Interview : 10 questions
1. When did you start making music, what is/was your motivation to do it?
I started making music at a young age – i’m guessing around 5 or 6 – taking piano, then trumpet, violin and accordeon lessons.
at around the age of 10 or 11, i started discovering electronic music via radio…i particularly remember the late-night soundtracks of kraftwerk, tangerine dream etc. on the cbc.
there was immediately a desire to try to make something similar on my own.
2. Tell me something about your living environment and the musical education.
from my lessons, i drifted into recording…synthesizers, tape machines, cheap effects…my first cassette 4-track was a revelation.

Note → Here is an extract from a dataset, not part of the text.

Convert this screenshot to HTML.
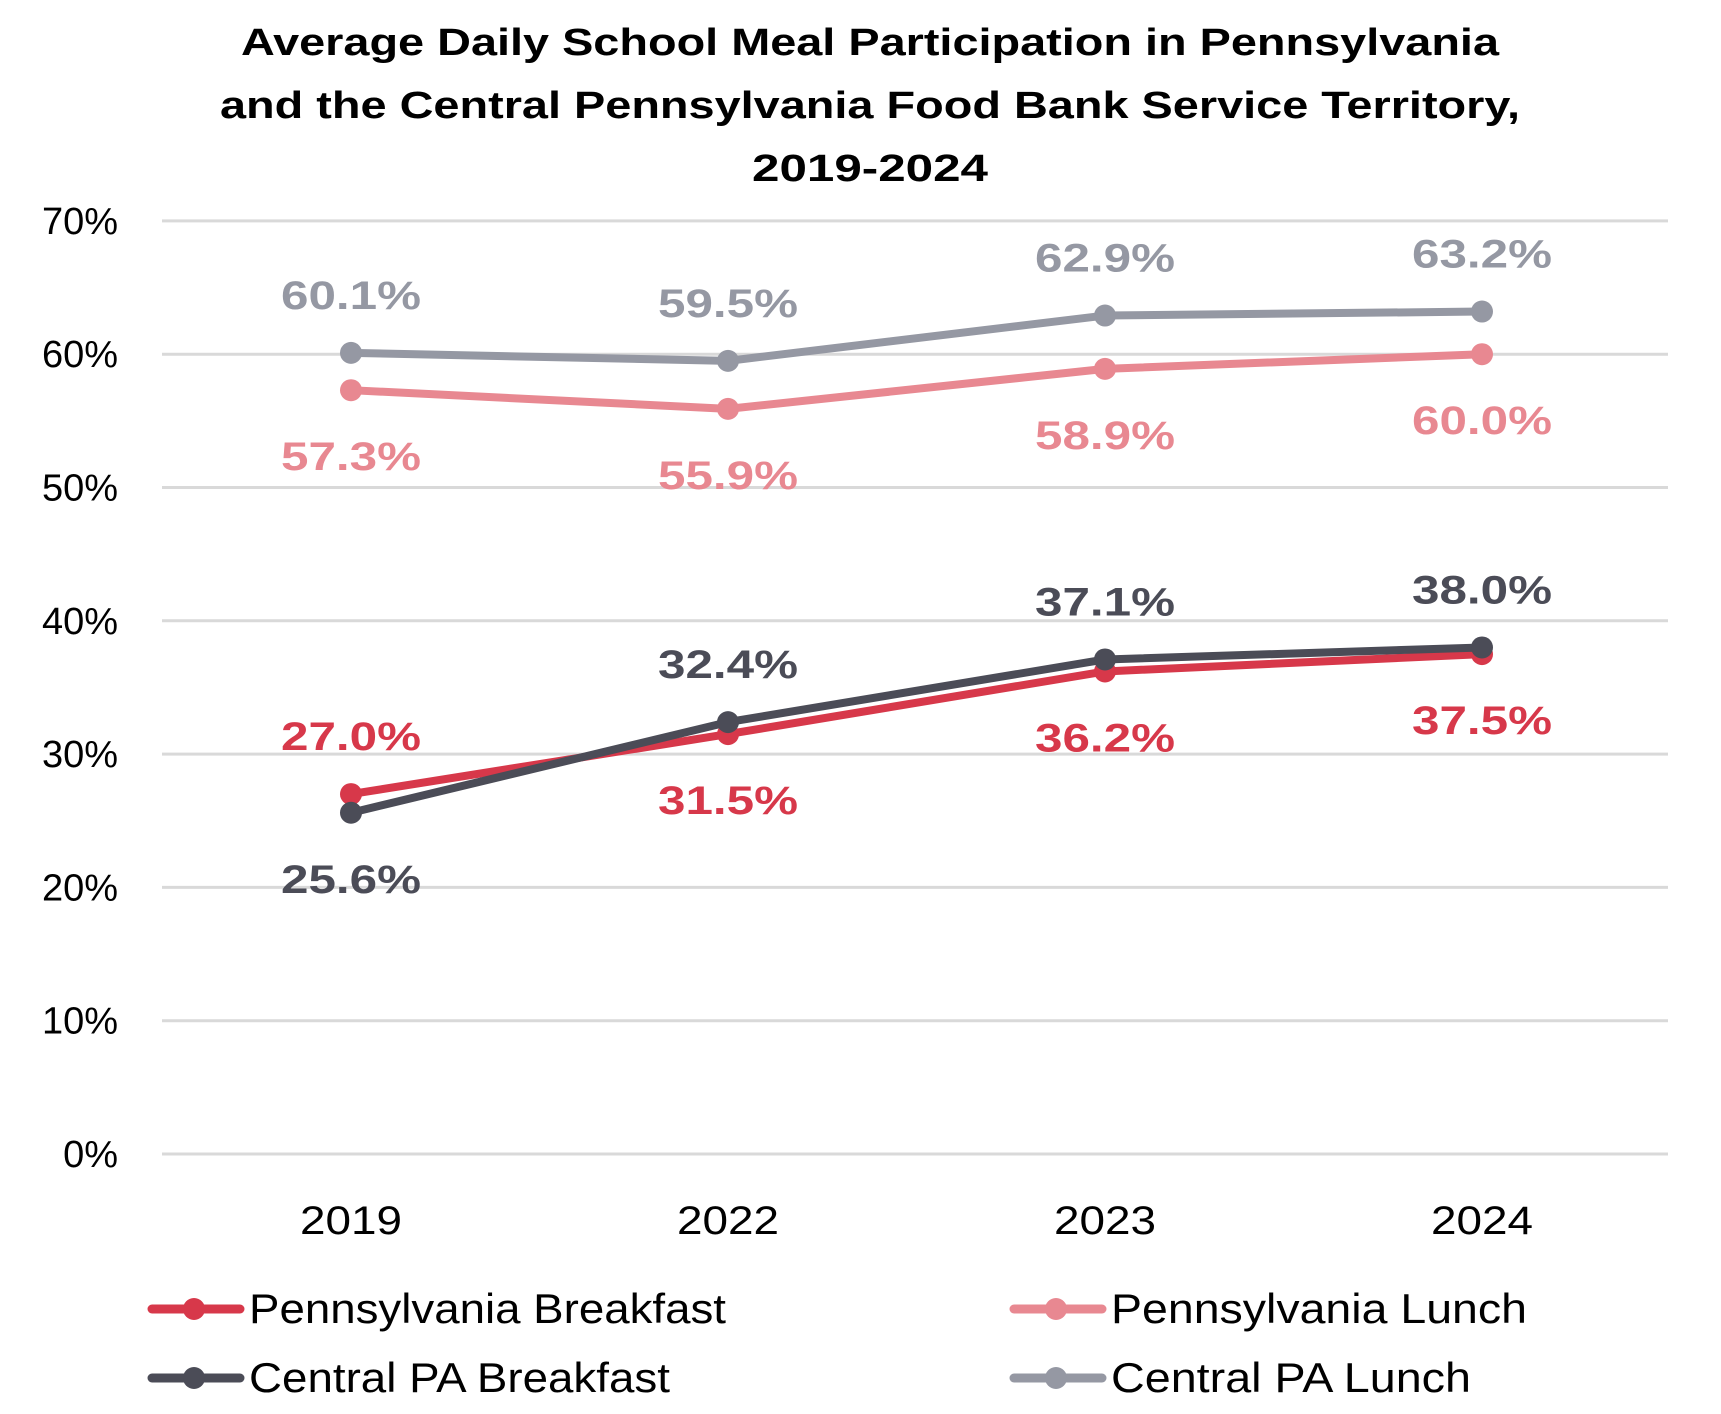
<!DOCTYPE html>
<html><head><meta charset="utf-8"><style>
body{margin:0;background:#fff}
svg{display:block;font-family:"Liberation Sans",sans-serif}
</style></head><body>
<svg id="c" width="1721" height="1414" viewBox="0 0 1721 1414">
<g font-weight="bold" font-size="38" text-anchor="middle" fill="#000">
<text x="870" y="55" textLength="1258" lengthAdjust="spacingAndGlyphs">Average Daily School Meal Participation in Pennsylvania</text>
<text x="870" y="118" textLength="1300" lengthAdjust="spacingAndGlyphs">and the Central Pennsylvania Food Bank Service Territory,</text>
<text x="870" y="181" textLength="236" lengthAdjust="spacingAndGlyphs">2019-2024</text>
</g>
<g id="grid"></g><g id="yt"></g><g id="xt"></g><g id="series"></g><g id="labels"></g><g id="legend"></g>
</svg>
<script>
const categories=["2019","2022","2023","2024"];
const yTicks=[0,10,20,30,40,50,60,70];
const paBreakfast=[27.0,31.5,36.2,37.5];
const paLunch=[57.3,55.9,58.9,60.0];
const cpBreakfast=[25.6,32.4,37.1,38.0];
const cpLunch=[60.1,59.5,62.9,63.2];
const seriesNames=["Pennsylvania Breakfast","Pennsylvania Lunch","Central PA Breakfast","Central PA Lunch"];
const NS="http://www.w3.org/2000/svg";
function x(i){return 351+377*i;}
function y(v){return 1154-v*13.33;}
function el(t,a,p){const e=document.createElementNS(NS,t);for(const k in a)e.setAttribute(k,a[k]);p.appendChild(e);return e;}
const grid=document.getElementById('grid'),yt=document.getElementById('yt'),xt=document.getElementById('xt');
yTicks.forEach(v=>{
 const l=el('line',{x1:162,x2:1668,y1:y(v),y2:y(v),stroke:'#d9d9d9','stroke-width':3},grid);
 
 
 const t=el('text',{x:118,y:y(v)+13,'font-size':38,'text-anchor':'end',fill:'#000'},yt);
 t.textContent=v+'%';
 
 
});
categories.forEach((c,i)=>{
 const t=el('text',{x:x(i),y:1234,'font-size':40,'text-anchor':'middle',fill:'#000',textLength:102,lengthAdjust:'spacingAndGlyphs'},xt);
 t.textContent=c;
 
 
});
const S=[
 {d:paBreakfast,c:'#d7384a',pos:[-1,1,1,1],n:'pa-breakfast'},
 {d:paLunch,c:'#e88891',pos:[1,1,1,1],n:'pa-lunch'},
 {d:cpBreakfast,c:'#4b4c57',pos:[1,-1,-1,-1],n:'cp-breakfast'},
 {d:cpLunch,c:'#9598a3',pos:[-1,-1,-1,-1],n:'cp-lunch'}
];
const sg=document.getElementById('series'),lg=document.getElementById('labels');
[1,3,0,2].forEach(k=>{
 const s=S[k];
 const g=el('g',{},sg);
 
 
 const p=el('polyline',{points:s.d.map((v,i)=>x(i)+','+y(v)).join(' '),fill:'none',stroke:s.c,'stroke-width':8,'stroke-linejoin':'round'},g);
 
 
 s.d.forEach((v,i)=>{
  const m=el('circle',{cx:x(i),cy:y(v),r:11,fill:s.c},g);
  
  
  const t=el('text',{x:x(i),y:y(v)+(s.pos[i]<0?-58:66)+14,'font-size':40,'font-weight':'bold','text-anchor':'middle',fill:s.c,textLength:140,lengthAdjust:'spacingAndGlyphs'},lg);
  t.textContent=v.toFixed(1)+'%';
  
  
 });
});
const leg=document.getElementById('legend');
const lp=[[148,1309,0],[1010,1309,1],[148,1378,2],[1010,1378,3]];
const lw=[477,416,421,360];
lp.forEach(([lx,ly,k])=>{
 const g=el('g',{},leg);
 
 
 el('line',{x1:lx+4,x2:lx+92,y1:ly,y2:ly,stroke:S[k].c,'stroke-width':9,'stroke-linecap':'round'},g);
 el('circle',{cx:lx+46,cy:ly,r:11,fill:S[k].c},g);
 const t=el('text',{x:lx+101,y:ly+14,'font-size':42,fill:'#000',textLength:lw[k],lengthAdjust:'spacingAndGlyphs'},g);
 t.textContent=seriesNames[k];
});
</script>
</body></html>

as far as living environment…as i’m writing this it’s the beginning of february…mid-winter in toronto. The long dark nights make for ideal studio time. and all the blinking lights look really cool.
3.Is making music your profession? What is the context in which you practice music nowadays?
i don’t want to have to look at music as my main means of survival…i think it’s important that it remain my own thing, completely. i think that everyone needs something that is uniquely theirs.
4. How do you compose or create music or sound? Have you certain principles, use certain styles etc?
i produce a variety of different material…i’m currently working on an abstract house project as ‘sans soleil’, some material for some live sets and installations with VJ nokami from montréal, some field recording-based stuff, pieces with contact-mic’d electronics…
what i work on varies depending on the opportunities that are available and/or what my current fascination is.
one consistent idea across all of my work is that of incorporating experimental sensibilities into a more pop format, as well as the other way around, i.e. finding ways of bringing out a kind of pop-song beauty lurking in field recordings.
5. Tell me something about the instruments, technical equipment or tools you use?
the usual: a macbook, a couple of controllers, and an mpc are the core of my setup. i have one of those edirol r09 digital recorders that i carry around with me a lot (lately i’ve been getting some good sounds with a stereo contact mic i put together).
again…what i’m using will vary according to what i’m working on. like many others, i find it nice to sometimes get away from the computer and bang away on hardware…i have a bunch of analog stuff that’s a riot to use. making or finding things to contact mic can be a nice, physical thing to do too after tapping away at computer keys for a long time…some real vibtrations.
i like playing my daughter’s strat now and then for the same reasons.
6. What are the chances of New Media for the music production in general
and you personally?
i’m not sure that i understand this question correctly, but:
it’s good that unusual music is much more accessible now…it was next to impossible to find a field-recording cd – even at a pretty eclectic record store – 15 years ago, for example. now this kind of thing is easily available, often in a format that’s perhaps more interesting and suitable for what it is than a straight cd (i’m thinking of sites like soundtransit.nl or ubu.com, for example).
also, hearing what others are doing, being able to so easily work and exchange ideas with people who are far away is still a fantastic thing for me.
7. How about producing and financing your musical productions?
i have a day job as an english teacher. s; )
8. Do you work individually as a musician/soundartist or in a group or collaborative?
i occasionally work with friends…vocalists and so on.
i belong to an audio-visual improvisation collective here in toronto called ‘io media’, which is interesting…a refreshing change from studio work. it’s good to really have to listen and respond to others…to not have to fill in all the space myself.
my friends and i have a kind of tradition of having a few drinks and jamming with acoustic instruments and found objects on friday nights. a lot of this gets recorded and finds its way into pieces.
having said this…there’s no question that most of my work is done alone, though.
If you have experience in both, what is the difference, what do you prefer?
i need both – it’s good to be pulled out of your regular thinking – but overall i like the pace and freedom of working on my own.
9. Is there any group, composer, style or movement which has a lasting influence on making music?
i like artists that can make things that are very raw and yet also manage to express a kind of savage beauty….robert frank, werner herzog, chris marker, bill viola, ryoji ikeda…
10. What are your future plans or dreams as a soundartist or musician?
more travelling, more interesting collaborations, and i have a backlog of ideas (installation-based work, particularly) that i’d like to realize.